The Scottish Government will move to hold a second referendum on independence from the United Kingdom, the country's First Minister has announced, blaming the UK Government's lack of compromise over Brexit.
Nicola Sturgeon made the announcement in a speech on Monday morning at Bute House, as MPs in Westminster prepared to give Theresa May the power to trigger Article 50 and begin Brexit negotiations.
She said the UK Government had "not moved even an inch in pursuit of compromise and agreement" with the Scottish Government over Brexit and that even a good deal would be "significantly inferior" to the status quo.
Ms May, however, accused Ms Sturgeon of playing "games" and the SNP of having "tunnel vision".
In her announcement at Bute House, Ms Sturgeon said: "If Scotland can be ignored on an issue as important as the EU and the single market then it is clear that our voice can be ignored at any time and on any issue."
The First Minister said the vote had to be held between Autumn 2018 and Spring 2019 – before it was "too late" but after "the terms of Brexit are known". The First Minister says she will apply to the UK Government to authorise the referendum but that it should respect the will of the Scottish Parliament.
Under the so-called "Section 30 order" used to a call a referendum the UK Parliament must authorise a poll – meaning Ms Sturgeon's call could be blocked by Theresa May.
She added: "The option of no change is no longer available. But we will give the Scottish people a choice about the kind of change we want."

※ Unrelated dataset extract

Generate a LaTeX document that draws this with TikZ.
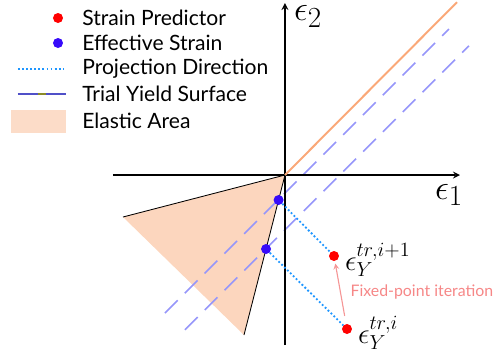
\documentclass[tikz,border=0pt]{standalone}
\usepackage{fontspec}
\setmainfont{Lato}
\usetikzlibrary{positioning}
\definecolor{peach}{RGB}{252,214,190}
\definecolor{yieldblue}{RGB}{150,150,250}
\definecolor{legblue}{RGB}{80,80,200}
\definecolor{legolive}{RGB}{140,140,40}
\definecolor{projblue}{RGB}{30,150,255}
\definecolor{effblue}{RGB}{55,10,250}
\definecolor{surforange}{RGB}{250,168,120}
\definecolor{iterpink}{RGB}{245,150,150}
\begin{document}
\begin{tikzpicture}[x=1cm,y=1cm, font=\fontsize{15}{18}\selectfont,
  reddot/.style={circle, fill=red, inner sep=0pt, minimum size=0.25cm},
  bluedot/.style={circle, fill=effblue, inner sep=0pt, minimum size=0.25cm},
  projline/.style={projblue, line width=1.3pt, dash pattern=on 1.3pt off 1.6pt},
  yieldline/.style={yieldblue, line width=1.1pt, dash pattern=on 0.45cm off 0.25cm},
  axisline/.style={line width=1.2pt, -stealth},
  legtext/.style={anchor=west, inner sep=0pt}]
\useasboundingbox (-7.125,-4.675) rectangle (5.25,4.375);
% elastic area
\coordinate (O) at (0,0);
\coordinate (elA) at (-4.05,-1.05);
\coordinate (elB) at (-1.025,-4.0);
\fill[peach] (O) -- (elA) -- (elB) -- cycle;
\draw[line width=0.6pt] (elA) -- (O) -- (elB);
% trial yield surfaces
\coordinate (ys1a) at (-3.0,-3.45);
\coordinate (ys1b) at (4.1,3.65);
\coordinate (ys2a) at (-2.5,-3.87);
\coordinate (ys2b) at (4.6,3.23);
\draw[yieldline] (ys1a) -- (ys1b);
\draw[yieldline] (ys2a) -- (ys2b);
% axes
\coordinate (xstart) at (-4.3,0);
\coordinate (xend) at (4.375,0);
\coordinate (ystart) at (0,-4.25);
\coordinate (yend) at (0,4.3);
\coordinate (surfend) at (4.3,4.32);
\draw[axisline] (xstart) -- (xend);
\draw[axisline] (ystart) -- (yend);
\draw[surforange, line width=1.4pt] (O) -- (surfend);
\node[font=\Huge] (e1) at (4.1,-0.5) {$\epsilon_1$};
\node[font=\Huge, anchor=base west, inner sep=0pt] (e2) at (0.22,3.86) {$\epsilon_2$};
% strains
\node[bluedot] (eff1) at (-0.16,-0.625) {};
\node[bluedot] (eff0) at (-0.474,-1.85) {};
\node[reddot] (pred1) at (1.225,-2.025) {};
\node[reddot] (pred0) at (1.55,-3.85) {};
\draw[projline] (eff1) -- (pred1);
\draw[projline] (eff0) -- (pred0);
\node[font=\huge, right=0.02cm of pred1, yshift=-0.1cm] (lab1) {$\epsilon_Y^{tr,i+1}$};
\node[font=\huge, right=0.02cm of pred0, yshift=-0.1cm] (lab0) {$\epsilon_Y^{tr,i}$};
\draw[iterpink, line width=0.8pt, -stealth, shorten <=0.2cm, shorten >=0.06cm] (pred0) -- (pred1)
  node[midway, right=0.12cm, font=\fontsize{11.3}{13}\selectfont, text=iterpink!90!red] (iter) {Fixed-point iteration};
% legend
\node[reddot] (legpred) at (-5.675,3.925) {};
\node[bluedot] (legeff) at (-5.675,3.3) {};
\coordinate (legprojA) at (-6.675,2.65);
\coordinate (legprojB) at (-5.55,2.65);
\draw[projline] (legprojA) -- (legprojB);
\coordinate (legyieldA) at (-6.675,2.025);
\coordinate (legyieldB) at (-5.475,2.025);
\draw[legolive, line width=0.9pt] (legyieldA) -- (legyieldB);
\draw[legblue, line width=1.4pt, dash pattern=on 0.5cm off 0.2cm] (legyieldA) -- (legyieldB);
\fill[peach!85!white] (-6.85,1.05) rectangle (-5.475,1.625);
\node[legtext] (t1) at (-5.075,3.925) {Strain Predictor};
\node[legtext] (t2) at (-5.075,3.3) {Effective Strain};
\node[legtext] (t3) at (-5.075,2.65) {Projection Direction};
\node[legtext] (t4) at (-5.075,2.025) {Trial Yield Surface};
\node[legtext] (t5) at (-5.075,1.35) {Elastic Area};
\end{tikzpicture}
\end{document}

“I believe that it would be wrong for Scotland to be taken down a path that it has no control over regardless of the consequences for our economy, for our society, for our place in the world, for our very sense of who we are as a country. That would be wrong, and therefore my judgement is that we should have that choice," she said.
"I believe that in a referendum the Scottish people will opt for independence, but that will be the choice of the Scottish people and I’ve been very clear that that will be an informed choice.”
The SNP won the Scottish Parliament elections last year on a manifesto that explicitly said another referendum was an option if Scotland was "taken out of the EU against our will".
Scotland voted by 62 per cent to stay in the the European Union while the UK as a whole voted out. Theresa May has also confirmed that she will take Britain out of the single market – one of the "red lines" previously set by Ms Sturgeon for another vote.
The SNP's 2016 manifesto said: "We believe that the Scottish Parliament should have the right to hold another referendum if there is clear and sustained evidence that independence has become the preferred option of a majority of the Scottish people – or if there is a significant and material change in the circumstances that prevailed in 2014, such as Scotland being taken out of the EU against our will."
Reacting to Ms Sturgeon's announcement, the Prime Minister Theresa May said: “The tunnel vision that the SNP has shown today is deeply regrettable. It sets Scotland on a course for more uncertainty and division, creating huge uncertainty.
“This is at a time when the Scottish people, the majority of the Scottish people, do not want a second independence referendum.
“Instead of playing politics with the future of our country the Scottish government should focus on delivering good government and public services for the people of Scotland. Politics is not a game.”
The first referendum on independence was held in September 2014 and was won by the unionist side by 55 per cent to 45 per cent.
Labour's Jeremy Corbyn said this week that his party would not stand in the way of a second Scottish independence referendum if one was called.
A UK Government spokesperson said: “As the Prime Minister has set out, the UK Government seeks a future partnership with the EU that works for the whole of the United Kingdom. The UK Government will negotiate that agreement, but we will do so taking into account the interests of all of the nations of the UK.
"We have been working closely with all the devolved administrations - listening to their proposals, and recognising the many areas of common ground, including workers’ rights, the status of EU citizens living in the UK and our security from crime and terrorism.
“Only a little over two years ago people in Scotland voted decisively to remain part of our United Kingdom in a referendum which the Scottish Government defined as a ‘once in a generation’ vote. The evidence clearly shows that a majority of people in Scotland do not want a second independence referendum. Another referendum would be divisive and cause huge economic uncertainty at the worst possible time.
“The Scottish Government should focus on delivering good government and public services for the people in Scotland.”